Thursday, March 6, 2008

EU delegation visits SAEMA

Story: Moses Dotsey Aklorbortu, Takoradi
06/03/08
THE French Ambassador to Ghana, Mr Pierre Jacquemot, has said that from all indications Ghana stands tall as the most preferred investment destination in West Africa.
He said what the country needed to work on enthusiastically at present was to control the rate of inflation, improve and sustain energy supply to commerce and industry as the country was going to see more investments.
“It used to be France and a few others, but now many countries are coming in strongly and that is a good sign that warrant the control of inflation and constant energy supply”.
The ambassador told the Daily Graphic during a tour by EU envoys to some European Union and French investments as well as some EU funded projects aimed at helping to reduce poverty in the Western Region.
The tour was also to enable the envoys to interact with the chiefs, district and metropolitan chief executives on their contributions to the socio-economic development of the country under the decentralised system.

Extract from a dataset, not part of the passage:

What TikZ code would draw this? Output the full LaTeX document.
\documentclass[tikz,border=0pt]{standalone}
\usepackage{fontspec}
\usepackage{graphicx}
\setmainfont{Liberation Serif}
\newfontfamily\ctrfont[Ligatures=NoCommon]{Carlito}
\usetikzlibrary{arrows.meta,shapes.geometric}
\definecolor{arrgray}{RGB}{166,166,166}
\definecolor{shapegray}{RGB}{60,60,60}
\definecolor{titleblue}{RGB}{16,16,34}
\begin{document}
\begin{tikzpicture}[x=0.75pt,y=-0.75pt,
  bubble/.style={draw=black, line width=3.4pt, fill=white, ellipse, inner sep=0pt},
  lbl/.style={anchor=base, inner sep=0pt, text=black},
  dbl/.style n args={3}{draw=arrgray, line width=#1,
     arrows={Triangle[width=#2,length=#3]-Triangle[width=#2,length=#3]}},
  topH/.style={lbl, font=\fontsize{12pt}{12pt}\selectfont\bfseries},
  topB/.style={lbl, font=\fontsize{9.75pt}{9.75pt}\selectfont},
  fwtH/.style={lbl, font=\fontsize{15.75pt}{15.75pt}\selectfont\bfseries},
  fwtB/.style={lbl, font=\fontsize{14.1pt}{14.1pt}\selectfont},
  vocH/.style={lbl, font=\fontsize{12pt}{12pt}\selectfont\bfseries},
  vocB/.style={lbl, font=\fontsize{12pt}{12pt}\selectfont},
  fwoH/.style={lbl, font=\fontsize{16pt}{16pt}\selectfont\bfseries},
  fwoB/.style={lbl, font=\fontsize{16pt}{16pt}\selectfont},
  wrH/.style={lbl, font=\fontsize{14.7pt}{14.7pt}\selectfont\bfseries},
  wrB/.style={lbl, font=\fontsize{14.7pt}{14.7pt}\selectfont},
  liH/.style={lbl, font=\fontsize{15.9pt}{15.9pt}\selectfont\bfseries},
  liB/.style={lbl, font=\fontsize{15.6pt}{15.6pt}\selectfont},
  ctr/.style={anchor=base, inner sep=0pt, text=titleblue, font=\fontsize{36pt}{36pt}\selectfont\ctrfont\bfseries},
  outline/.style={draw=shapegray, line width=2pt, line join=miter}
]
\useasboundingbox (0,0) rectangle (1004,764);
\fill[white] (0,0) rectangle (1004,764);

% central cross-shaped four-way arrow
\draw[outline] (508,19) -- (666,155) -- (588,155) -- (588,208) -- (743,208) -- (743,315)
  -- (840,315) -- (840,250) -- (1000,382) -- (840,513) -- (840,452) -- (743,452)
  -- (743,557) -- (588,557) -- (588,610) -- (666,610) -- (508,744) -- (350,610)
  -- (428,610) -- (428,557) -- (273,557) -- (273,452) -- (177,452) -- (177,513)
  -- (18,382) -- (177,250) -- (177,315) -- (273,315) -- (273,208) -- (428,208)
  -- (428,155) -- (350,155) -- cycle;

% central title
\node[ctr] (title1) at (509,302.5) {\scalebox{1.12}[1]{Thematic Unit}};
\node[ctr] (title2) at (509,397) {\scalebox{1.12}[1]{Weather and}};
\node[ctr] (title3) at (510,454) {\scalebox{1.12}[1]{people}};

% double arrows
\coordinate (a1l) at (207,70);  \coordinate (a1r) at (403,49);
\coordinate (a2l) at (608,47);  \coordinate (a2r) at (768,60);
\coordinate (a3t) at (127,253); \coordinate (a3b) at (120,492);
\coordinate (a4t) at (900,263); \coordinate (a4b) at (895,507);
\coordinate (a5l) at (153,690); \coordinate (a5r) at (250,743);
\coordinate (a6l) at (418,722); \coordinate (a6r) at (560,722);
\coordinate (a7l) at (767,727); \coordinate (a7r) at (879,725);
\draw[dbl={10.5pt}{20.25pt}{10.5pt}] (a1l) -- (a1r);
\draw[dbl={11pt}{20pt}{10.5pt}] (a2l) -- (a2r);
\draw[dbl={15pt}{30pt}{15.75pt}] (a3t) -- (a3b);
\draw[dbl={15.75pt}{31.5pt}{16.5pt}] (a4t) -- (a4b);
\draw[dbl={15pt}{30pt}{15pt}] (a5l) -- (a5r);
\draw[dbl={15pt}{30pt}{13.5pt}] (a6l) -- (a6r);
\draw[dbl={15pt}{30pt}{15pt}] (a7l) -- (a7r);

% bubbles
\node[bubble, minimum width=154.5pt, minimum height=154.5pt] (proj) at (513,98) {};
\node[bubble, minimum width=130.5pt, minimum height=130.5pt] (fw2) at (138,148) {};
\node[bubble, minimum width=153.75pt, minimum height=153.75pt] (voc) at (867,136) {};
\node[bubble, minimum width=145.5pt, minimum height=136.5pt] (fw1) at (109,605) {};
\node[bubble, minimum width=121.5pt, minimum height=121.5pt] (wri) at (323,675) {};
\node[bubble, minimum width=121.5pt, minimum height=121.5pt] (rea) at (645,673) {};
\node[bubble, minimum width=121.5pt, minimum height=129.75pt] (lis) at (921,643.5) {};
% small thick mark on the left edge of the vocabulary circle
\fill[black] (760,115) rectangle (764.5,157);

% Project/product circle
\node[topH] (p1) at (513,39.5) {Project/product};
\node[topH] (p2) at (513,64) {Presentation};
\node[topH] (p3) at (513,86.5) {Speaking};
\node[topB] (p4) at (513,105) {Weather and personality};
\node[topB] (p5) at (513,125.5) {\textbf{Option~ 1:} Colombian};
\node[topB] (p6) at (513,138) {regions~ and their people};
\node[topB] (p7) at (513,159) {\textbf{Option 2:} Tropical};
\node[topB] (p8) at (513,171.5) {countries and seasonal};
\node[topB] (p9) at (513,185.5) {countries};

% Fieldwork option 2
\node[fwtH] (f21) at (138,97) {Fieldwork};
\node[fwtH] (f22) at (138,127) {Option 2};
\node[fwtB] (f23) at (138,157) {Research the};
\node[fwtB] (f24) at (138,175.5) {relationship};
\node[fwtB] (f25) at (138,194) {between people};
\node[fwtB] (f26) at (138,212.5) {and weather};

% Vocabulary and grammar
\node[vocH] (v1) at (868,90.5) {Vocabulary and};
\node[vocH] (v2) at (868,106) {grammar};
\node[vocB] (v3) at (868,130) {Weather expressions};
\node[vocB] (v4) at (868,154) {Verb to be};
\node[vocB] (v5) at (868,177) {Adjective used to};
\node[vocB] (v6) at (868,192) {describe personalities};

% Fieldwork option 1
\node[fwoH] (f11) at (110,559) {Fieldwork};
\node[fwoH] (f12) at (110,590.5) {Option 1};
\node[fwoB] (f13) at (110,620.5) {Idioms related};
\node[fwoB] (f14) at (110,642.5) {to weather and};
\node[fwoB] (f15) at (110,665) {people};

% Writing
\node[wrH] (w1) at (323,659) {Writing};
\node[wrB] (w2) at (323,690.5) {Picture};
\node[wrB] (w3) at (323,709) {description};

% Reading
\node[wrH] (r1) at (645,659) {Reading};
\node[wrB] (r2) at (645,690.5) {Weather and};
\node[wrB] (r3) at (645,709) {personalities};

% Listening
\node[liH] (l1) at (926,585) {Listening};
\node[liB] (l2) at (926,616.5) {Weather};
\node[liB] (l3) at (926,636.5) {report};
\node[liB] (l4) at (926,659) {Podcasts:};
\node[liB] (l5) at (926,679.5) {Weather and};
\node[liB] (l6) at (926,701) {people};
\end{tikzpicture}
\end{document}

He said energy supplies and the country’s rate of inflation were issues which were very important to investors and that with the current favourable investment climate there was the need to tackle issues that would ensure reliable and sustainable energy supplies and keep the rate of inflation in check.

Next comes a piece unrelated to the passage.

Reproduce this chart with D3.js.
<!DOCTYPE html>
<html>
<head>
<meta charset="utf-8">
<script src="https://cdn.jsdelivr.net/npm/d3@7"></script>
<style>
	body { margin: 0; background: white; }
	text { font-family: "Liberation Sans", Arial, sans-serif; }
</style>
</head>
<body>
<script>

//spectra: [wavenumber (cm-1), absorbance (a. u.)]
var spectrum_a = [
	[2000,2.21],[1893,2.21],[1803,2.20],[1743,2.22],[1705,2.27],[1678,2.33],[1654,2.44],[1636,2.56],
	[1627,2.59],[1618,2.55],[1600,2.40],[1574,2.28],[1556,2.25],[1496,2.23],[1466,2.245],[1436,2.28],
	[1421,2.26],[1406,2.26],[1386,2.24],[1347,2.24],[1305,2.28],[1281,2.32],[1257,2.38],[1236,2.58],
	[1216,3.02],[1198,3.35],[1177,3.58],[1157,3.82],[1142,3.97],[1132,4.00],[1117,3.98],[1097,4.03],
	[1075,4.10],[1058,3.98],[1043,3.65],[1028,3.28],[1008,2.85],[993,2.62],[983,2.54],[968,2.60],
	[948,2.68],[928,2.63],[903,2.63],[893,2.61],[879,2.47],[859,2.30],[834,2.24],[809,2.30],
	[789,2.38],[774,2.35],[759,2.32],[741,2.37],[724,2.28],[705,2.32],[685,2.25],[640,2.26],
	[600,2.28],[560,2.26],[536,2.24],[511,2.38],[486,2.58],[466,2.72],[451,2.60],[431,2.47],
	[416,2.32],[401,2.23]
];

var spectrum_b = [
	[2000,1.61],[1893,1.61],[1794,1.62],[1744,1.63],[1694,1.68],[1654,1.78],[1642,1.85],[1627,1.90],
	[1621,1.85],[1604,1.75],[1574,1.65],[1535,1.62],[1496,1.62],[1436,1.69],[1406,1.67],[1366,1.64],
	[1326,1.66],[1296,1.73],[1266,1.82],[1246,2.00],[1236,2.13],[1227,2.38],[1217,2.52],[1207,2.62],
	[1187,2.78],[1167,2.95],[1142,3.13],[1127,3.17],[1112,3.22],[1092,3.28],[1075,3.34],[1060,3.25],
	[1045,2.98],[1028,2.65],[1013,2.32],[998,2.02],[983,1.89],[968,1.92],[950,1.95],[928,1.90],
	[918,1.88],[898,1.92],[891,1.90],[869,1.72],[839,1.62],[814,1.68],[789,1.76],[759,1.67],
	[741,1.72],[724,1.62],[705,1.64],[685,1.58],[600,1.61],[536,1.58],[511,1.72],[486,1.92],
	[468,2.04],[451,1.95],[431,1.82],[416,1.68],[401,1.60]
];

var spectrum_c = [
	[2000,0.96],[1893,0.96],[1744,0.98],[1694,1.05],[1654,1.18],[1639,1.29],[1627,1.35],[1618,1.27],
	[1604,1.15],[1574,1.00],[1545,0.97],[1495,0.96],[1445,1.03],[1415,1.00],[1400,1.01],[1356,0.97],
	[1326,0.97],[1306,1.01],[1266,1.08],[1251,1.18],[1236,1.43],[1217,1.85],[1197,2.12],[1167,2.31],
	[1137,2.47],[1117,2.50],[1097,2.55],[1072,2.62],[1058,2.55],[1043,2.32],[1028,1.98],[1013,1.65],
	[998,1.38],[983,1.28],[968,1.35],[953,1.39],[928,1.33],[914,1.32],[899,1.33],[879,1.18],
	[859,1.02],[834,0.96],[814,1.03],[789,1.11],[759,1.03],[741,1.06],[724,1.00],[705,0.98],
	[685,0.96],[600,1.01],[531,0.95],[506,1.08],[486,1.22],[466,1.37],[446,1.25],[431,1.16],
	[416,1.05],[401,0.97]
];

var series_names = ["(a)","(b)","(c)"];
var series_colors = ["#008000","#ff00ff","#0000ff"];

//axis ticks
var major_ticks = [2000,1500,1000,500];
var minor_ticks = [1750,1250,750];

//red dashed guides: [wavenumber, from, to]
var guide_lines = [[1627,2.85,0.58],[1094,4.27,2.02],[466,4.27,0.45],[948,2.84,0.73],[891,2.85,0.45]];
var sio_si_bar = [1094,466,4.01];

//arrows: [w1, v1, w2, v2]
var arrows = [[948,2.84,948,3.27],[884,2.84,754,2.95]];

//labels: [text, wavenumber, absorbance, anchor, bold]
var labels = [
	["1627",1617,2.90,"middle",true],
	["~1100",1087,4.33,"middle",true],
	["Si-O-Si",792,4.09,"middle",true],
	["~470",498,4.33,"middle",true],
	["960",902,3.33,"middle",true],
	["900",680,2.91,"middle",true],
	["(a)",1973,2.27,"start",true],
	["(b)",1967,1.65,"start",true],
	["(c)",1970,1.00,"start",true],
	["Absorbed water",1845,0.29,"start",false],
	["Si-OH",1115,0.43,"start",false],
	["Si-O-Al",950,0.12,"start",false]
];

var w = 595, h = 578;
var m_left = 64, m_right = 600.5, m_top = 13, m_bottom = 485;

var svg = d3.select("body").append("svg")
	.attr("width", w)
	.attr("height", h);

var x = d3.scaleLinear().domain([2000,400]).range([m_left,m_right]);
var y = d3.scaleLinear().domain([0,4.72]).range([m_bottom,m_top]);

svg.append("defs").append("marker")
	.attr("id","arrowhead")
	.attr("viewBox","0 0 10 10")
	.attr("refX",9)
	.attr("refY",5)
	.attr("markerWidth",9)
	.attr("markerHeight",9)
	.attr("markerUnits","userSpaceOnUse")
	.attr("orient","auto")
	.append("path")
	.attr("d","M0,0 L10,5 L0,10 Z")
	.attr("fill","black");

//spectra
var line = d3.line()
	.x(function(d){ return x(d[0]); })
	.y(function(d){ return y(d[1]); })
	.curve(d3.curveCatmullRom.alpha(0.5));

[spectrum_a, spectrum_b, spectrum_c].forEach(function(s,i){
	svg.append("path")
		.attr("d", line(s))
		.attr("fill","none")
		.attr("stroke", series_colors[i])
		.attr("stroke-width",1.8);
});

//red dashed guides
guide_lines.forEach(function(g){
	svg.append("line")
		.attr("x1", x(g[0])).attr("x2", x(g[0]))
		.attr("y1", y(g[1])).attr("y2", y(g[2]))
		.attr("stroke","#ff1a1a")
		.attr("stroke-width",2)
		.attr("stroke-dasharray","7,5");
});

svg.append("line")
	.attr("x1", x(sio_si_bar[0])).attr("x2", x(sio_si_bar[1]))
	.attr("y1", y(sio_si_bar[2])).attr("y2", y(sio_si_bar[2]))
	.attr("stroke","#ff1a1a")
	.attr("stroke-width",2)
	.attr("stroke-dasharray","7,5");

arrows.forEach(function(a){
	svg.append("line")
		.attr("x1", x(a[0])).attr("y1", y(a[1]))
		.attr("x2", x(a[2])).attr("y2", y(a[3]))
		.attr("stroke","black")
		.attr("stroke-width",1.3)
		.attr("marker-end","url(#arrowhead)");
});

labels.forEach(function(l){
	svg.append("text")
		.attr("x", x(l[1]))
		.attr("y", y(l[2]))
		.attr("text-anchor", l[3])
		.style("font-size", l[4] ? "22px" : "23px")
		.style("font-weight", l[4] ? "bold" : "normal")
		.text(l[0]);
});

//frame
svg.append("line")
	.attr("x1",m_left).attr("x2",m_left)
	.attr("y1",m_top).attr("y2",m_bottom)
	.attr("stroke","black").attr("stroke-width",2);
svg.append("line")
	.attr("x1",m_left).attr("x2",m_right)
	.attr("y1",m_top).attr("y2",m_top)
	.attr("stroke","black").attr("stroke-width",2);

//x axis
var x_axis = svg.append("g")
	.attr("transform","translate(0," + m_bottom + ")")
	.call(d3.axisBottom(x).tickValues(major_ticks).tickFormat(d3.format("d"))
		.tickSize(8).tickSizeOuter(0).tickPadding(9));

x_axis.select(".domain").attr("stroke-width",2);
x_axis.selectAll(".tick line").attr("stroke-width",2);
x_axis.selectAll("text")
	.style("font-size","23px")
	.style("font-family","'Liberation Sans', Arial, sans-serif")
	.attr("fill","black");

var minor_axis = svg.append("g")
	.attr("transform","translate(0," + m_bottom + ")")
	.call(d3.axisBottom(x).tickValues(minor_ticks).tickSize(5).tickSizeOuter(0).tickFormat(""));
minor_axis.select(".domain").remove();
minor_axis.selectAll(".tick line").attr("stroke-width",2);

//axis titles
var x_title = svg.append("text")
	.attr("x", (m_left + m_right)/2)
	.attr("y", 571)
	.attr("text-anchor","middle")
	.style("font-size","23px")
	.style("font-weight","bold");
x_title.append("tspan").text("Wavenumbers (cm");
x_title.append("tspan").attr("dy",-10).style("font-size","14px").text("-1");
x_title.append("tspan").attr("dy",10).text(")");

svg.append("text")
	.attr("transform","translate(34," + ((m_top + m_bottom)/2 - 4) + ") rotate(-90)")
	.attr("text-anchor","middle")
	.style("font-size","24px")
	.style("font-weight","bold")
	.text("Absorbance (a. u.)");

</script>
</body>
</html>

“With what I have seen in the Western Region and the country today, the zeal, rich human resource, growing democracy, good governance, stability and the quest of the people to succeed, the future is bright for the country,” he said.
Mr Jacquemot said with the progress made on the French investments and the success of some EU funded projects which were expected to help transform the rural economy, Ghana was positioned to take her place as an investment destination in the West African sub- region.
The ambassador said France was following Ghana’s discovery of oil with keen interest and that it was waiting for a report indicating that the amount of oil that had been discovered was in significant commercial quantities.
He said by May this year, the report might be made known and France would move in to stake her position as she was currently watching events unfold from the sidelines.
He expressed optimism that the problems which bedevilled other countries which had discovered such mineral deposits would not happen to Ghana as the country had many examples to learn from in the sub-region.
Besides, Mr Jacquemot said, the country still had its rich culture and the chieftaincy institutions in place to provide useful platforms and information about the people in various operational communities.
“The chiefs are close to the people and through them a lot of information about the communities could be derived and through them information about investors could be disseminated, ” he said.
He stressed the need for companies in the country to see how best to involve the indigenous people in their operations and assist them socially to promote harmonious relationship between them and the host communities.
He commended the Ghana Rubber Estate Limited (GREL), one of the French investments in the country, for establishing good rapport between the company and the communities they were operating in and from which it employed the chunk of its workforce and for providing the communities with some social amenities.
The delegation visited the GREL plantation at Abura and some rubber outgrower plantation projects where more than 400 individual outgrowers were being assisted to plant more than 1,200 hectares over a five year period.
To date about 3,500 hectares of the old rubber plantation of individuals and co-operatives groups had been rehabilitated with funding from the project coming from Agence Francaise de Developement (AFD), IDA/World Bank and the government of Ghana as against 1,300 hectares which produced about 2,000 tons of rubber per annum for export.
The tour also took the delegation to the port of Takoradi where they were joined by the minister and officials of the Ministry of Trade, Industry and President’s Special Initiative, officers of the metropolitan assembly and the chief of Essikado.